**Exercise details:**
In the material below, please retype the lines from the very first through the one with "var yTickLabels = [10, 20, 30, 40, 50];", exactly and without pictures.

**Supplied material:**
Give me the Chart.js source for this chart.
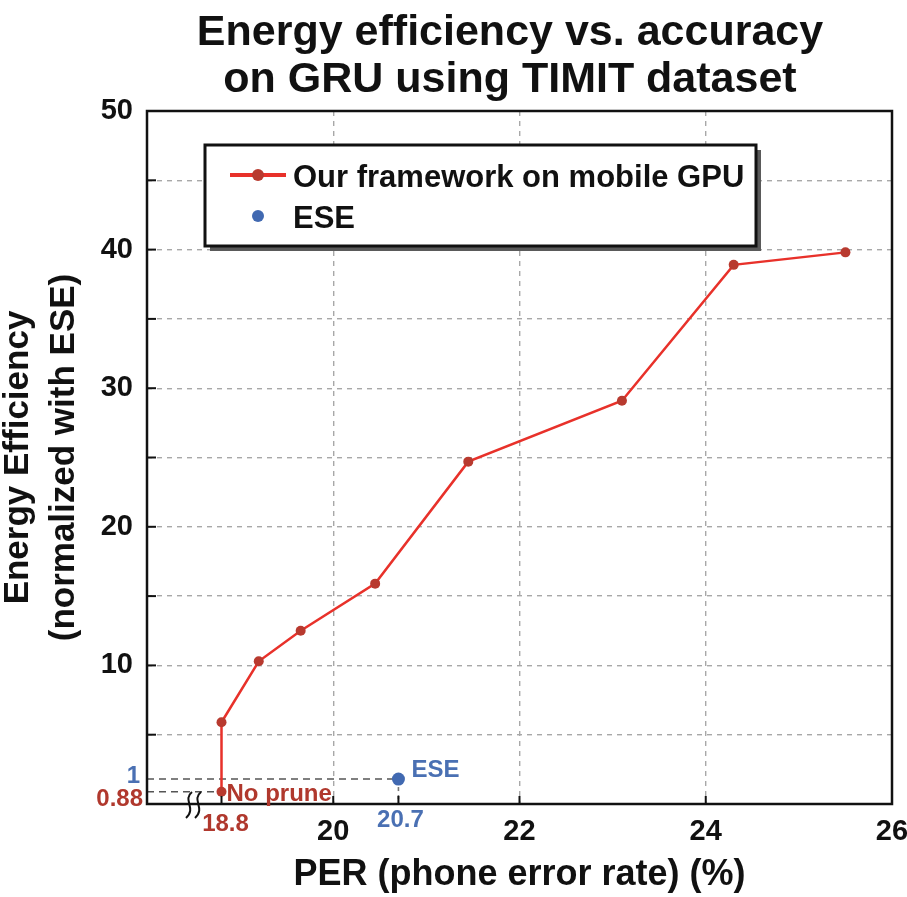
<!DOCTYPE html>
<html>
<head>
<meta charset="utf-8">
<script src="https://cdn.jsdelivr.net/npm/chart.js@4.4.1/dist/chart.umd.min.js"></script>
<style>
  html, body { margin: 0; padding: 0; background: #fff; }
  #wrap { width: 907px; height: 897px; position: relative; }
</style>
</head>
<body>
<div id="wrap"><canvas id="myChart"></canvas></div>
<script>
"use strict";

// ---------- data ----------
var titleLines = ["Energy efficiency vs. accuracy", "on GRU using TIMIT dataset"];
var seriesNames = ["Our framework on mobile GPU", "ESE"];
var perValues = [18.8, 18.8, 19.2, 19.65, 20.45, 21.45, 23.1, 24.3, 25.5];
var efficiencyValues = [0.88, 5.9, 10.3, 12.5, 15.9, 24.7, 29.1, 38.9, 39.8];
var esePer = [20.7];
var eseEfficiency = [1.8];
var eseTickText = "1";
var noPruneText = "No prune";
var xTickLabels = [20, 22, 24, 26];
var yTickLabels = [10, 20, 30, 40, 50];

var FONT = "'Liberation Sans', Arial, Helvetica, sans-serif";
var RED_LINE = "#e8312a";
var RED_DOT = "#b83a2f";
var RED_TEXT = "#b0382d";
var BLUE = "#4169b1";
var BLUE_TEXT = "#4a70b3";
var GRID = "#a8a8a8";

function strokeLine(ctx, x1, y1, x2, y2) {
  ctx.beginPath();
  ctx.moveTo(x1, y1);
  ctx.lineTo(x2, y2);
  ctx.stroke();
}

//--------- extra drawing: box, inward ticks, notes, legend, title ---------
var decorPlugin = {
  id: "decor",
  beforeDatasetsDraw: function (chart) {
    var ctx = chart.ctx;
    var xs = chart.scales.x;
    var ys = chart.scales.y;
    var a = chart.chartArea;
    var ex = xs.getPixelForValue(esePer[0]);
    var ey = ys.getPixelForValue(eseEfficiency[0]);
    var nx = xs.getPixelForValue(perValues[0]);
    var ny = ys.getPixelForValue(efficiencyValues[0]);
    ctx.save();
    ctx.strokeStyle = "#555";
    ctx.lineWidth = 1.6;
    ctx.setLineDash([7, 5]);
    strokeLine(ctx, a.left, ey, ex, ey);
    strokeLine(ctx, a.left, ny, nx, ny);
    ctx.strokeStyle = "#777";
    ctx.setLineDash([4, 4]);
    strokeLine(ctx, ex, ey, ex, a.bottom);
    ctx.restore();
  },
  afterDraw: function (chart) {
    var ctx = chart.ctx;
    var xs = chart.scales.x;
    var ys = chart.scales.y;
    var a = chart.chartArea;
    ctx.save();

    // plot frame
    ctx.strokeStyle = "#111";
    ctx.lineWidth = 2.5;
    ctx.strokeRect(a.left, a.top, a.right - a.left, a.bottom - a.top);

    // inward ticks
    ctx.lineWidth = 2;
    for (var v = 5; v < 50; v += 5) {
      var py = ys.getPixelForValue(v);
      strokeLine(ctx, a.left, py, a.left + 9, py);
    }
    var bottomTicks = [20, 22, 24, perValues[0], esePer[0]];
    for (var i = 0; i < bottomTicks.length; i++) {
      var px = xs.getPixelForValue(bottomTicks[i]);
      strokeLine(ctx, px, a.bottom, px, a.bottom - 8);
    }

    // axis break mark
    ctx.lineWidth = 2;
    var bx = a.left + 42;
    for (var k = 0; k < 2; k++) {
      var cx = bx + k * 9;
      ctx.beginPath();
      ctx.moveTo(cx + 3, a.bottom - 12);
      ctx.bezierCurveTo(cx - 7, a.bottom - 4, cx + 8, a.bottom + 4, cx - 3, a.bottom + 14);
      ctx.stroke();
    }

    // notes near the two reference points
    var ex = xs.getPixelForValue(esePer[0]);
    var ey = ys.getPixelForValue(eseEfficiency[0]);
    var nx = xs.getPixelForValue(perValues[0]);
    var ny = ys.getPixelForValue(efficiencyValues[0]);
    ctx.font = "bold 24px " + FONT;
    ctx.textBaseline = "alphabetic";
    ctx.fillStyle = RED_TEXT;
    ctx.textAlign = "left";
    ctx.fillText(noPruneText, nx + 5, ny + 9);
    ctx.textAlign = "center";
    ctx.fillText(String(perValues[0]), nx + 4, a.bottom + 27);
    ctx.textAlign = "right";
    ctx.fillText(String(efficiencyValues[0]), a.left - 4, ny + 14);
    ctx.fillStyle = BLUE_TEXT;
    ctx.fillText(eseTickText, a.left - 7, ey + 4);
    ctx.textAlign = "center";
    ctx.fillText(String(esePer[0]), ex + 2, a.bottom + 23);
    ctx.textAlign = "left";
    ctx.fillText(seriesNames[1], ex + 13, ey - 2);

    // legend box
    var lx = 205, ly = 145, lw = 551, lh = 101;
    ctx.fillStyle = "#5a5a5a";
    ctx.fillRect(lx + 5, ly + 5, lw, lh);
    ctx.fillStyle = "#fff";
    ctx.fillRect(lx, ly, lw, lh);
    ctx.strokeStyle = "#111";
    ctx.lineWidth = 3;
    ctx.strokeRect(lx, ly, lw, lh);
    ctx.strokeStyle = RED_LINE;
    ctx.lineWidth = 4;
    strokeLine(ctx, 230, 175, 286, 175);
    ctx.fillStyle = RED_DOT;
    ctx.beginPath();
    ctx.arc(258, 175, 6, 0, Math.PI * 2);
    ctx.fill();
    ctx.fillStyle = BLUE;
    ctx.beginPath();
    ctx.arc(258, 216, 6, 0, Math.PI * 2);
    ctx.fill();
    ctx.fillStyle = "#111";
    ctx.font = "bold 31px " + FONT;
    ctx.textAlign = "left";
    ctx.fillText(seriesNames[0], 293, 187);
    ctx.fillText(seriesNames[1], 293, 228);

    // title
    ctx.font = "bold 43px " + FONT;
    ctx.textAlign = "center";
    ctx.fillText(titleLines[0], 510, 45);
    ctx.fillText(titleLines[1], 510, 92);

    ctx.restore();
  }
};

var ctx = document.getElementById("myChart").getContext("2d");
var chart = new Chart(ctx, {
  type: "scatter",
  data: {
    datasets: [
      {
        label: seriesNames[0],
        data: perValues.map(function (p, i) { return { x: p, y: efficiencyValues[i] }; }),
        showLine: true,
        borderColor: RED_LINE,
        borderWidth: 2.5,
        pointRadius: 5,
        pointBackgroundColor: RED_DOT,
        pointBorderColor: RED_DOT,
        pointBorderWidth: 0
      },
      {
        label: seriesNames[1],
        data: esePer.map(function (p, i) { return { x: p, y: eseEfficiency[i] }; }),
        pointRadius: 6.5,
        pointBackgroundColor: BLUE,
        pointBorderColor: BLUE,
        pointBorderWidth: 0
      }
    ]
  },
  options: {
    animation: false,
    responsive: true,
    maintainAspectRatio: false,
    layout: { padding: { top: 111, right: 15, left: 0, bottom: 0 } },
    plugins: {
      legend: { display: false },
      title: { display: false },
      tooltip: { enabled: false }
    },
    scales: {
      x: {
        type: "linear",
        min: 18,
        max: 26,
        afterFit: function (scale) {
          scale.height = 93;
          scale.paddingLeft = 0;
          scale.paddingRight = 0;
        },
        border: { display: false, dash: [5, 5] },
        grid: {
          drawTicks: false,
          color: function (c) {
            return c.tick && c.tick.value > 18 && c.tick.value < 26 ? GRID : "transparent";
          },
          lineWidth: 1.4
        },
        ticks: {
          stepSize: 2,
          padding: 11,
          color: "#111",
          font: { family: FONT, size: 29, weight: "bold" },
          callback: function (v) { return xTickLabels.indexOf(v) >= 0 ? String(v) : ""; }
        },
        title: {
          display: true,
          text: "PER (phone error rate) (%)",
          color: "#111",
          font: { family: FONT, size: 36, weight: "bold" },
          padding: { top: 0, bottom: 0 }
        }
      },
      y: {
        min: 0,
        max: 50,
        afterFit: function (scale) {
          scale.width = 147;
          scale.paddingTop = 0;
          scale.paddingBottom = 0;
        },
        border: { display: false, dash: [5, 5] },
        grid: {
          drawTicks: false,
          color: function (c) {
            return c.tick && c.tick.value > 0 && c.tick.value < 50 ? GRID : "transparent";
          },
          lineWidth: 1.4
        },
        ticks: {
          stepSize: 5,
          padding: 14,
          color: "#111",
          font: { family: FONT, size: 29, weight: "bold" },
          callback: function (v) { return yTickLabels.indexOf(v) >= 0 ? String(v) : ""; }
        },
        title: {
          display: true,
          text: ["Energy Efficiency", "(normalized with ESE)"],
          color: "#111",
          font: { family: FONT, size: 35, weight: "bold", lineHeight: 1.3 },
          padding: { top: -4, bottom: 0 }
        }
      }
    }
  },
  plugins: [decorPlugin]
});
</script>
</body>
</html>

**Answer for this exercise:**
Give me the Chart.js source for this chart.
<!DOCTYPE html>
<html>
<head>
<meta charset="utf-8">
<script src="https://cdn.jsdelivr.net/npm/chart.js@4.4.1/dist/chart.umd.min.js"></script>
<style>
  html, body { margin: 0; padding: 0; background: #fff; }
  #wrap { width: 907px; height: 897px; position: relative; }
</style>
</head>
<body>
<div id="wrap"><canvas id="myChart"></canvas></div>
<script>
"use strict";

// ---------- data ----------
var titleLines = ["Energy efficiency vs. accuracy", "on GRU using TIMIT dataset"];
var seriesNames = ["Our framework on mobile GPU", "ESE"];
var perValues = [18.8, 18.8, 19.2, 19.65, 20.45, 21.45, 23.1, 24.3, 25.5];
var efficiencyValues = [0.88, 5.9, 10.3, 12.5, 15.9, 24.7, 29.1, 38.9, 39.8];
var esePer = [20.7];
var eseEfficiency = [1.8];
var eseTickText = "1";
var noPruneText = "No prune";
var xTickLabels = [20, 22, 24, 26];
var yTickLabels = [10, 20, 30, 40, 50];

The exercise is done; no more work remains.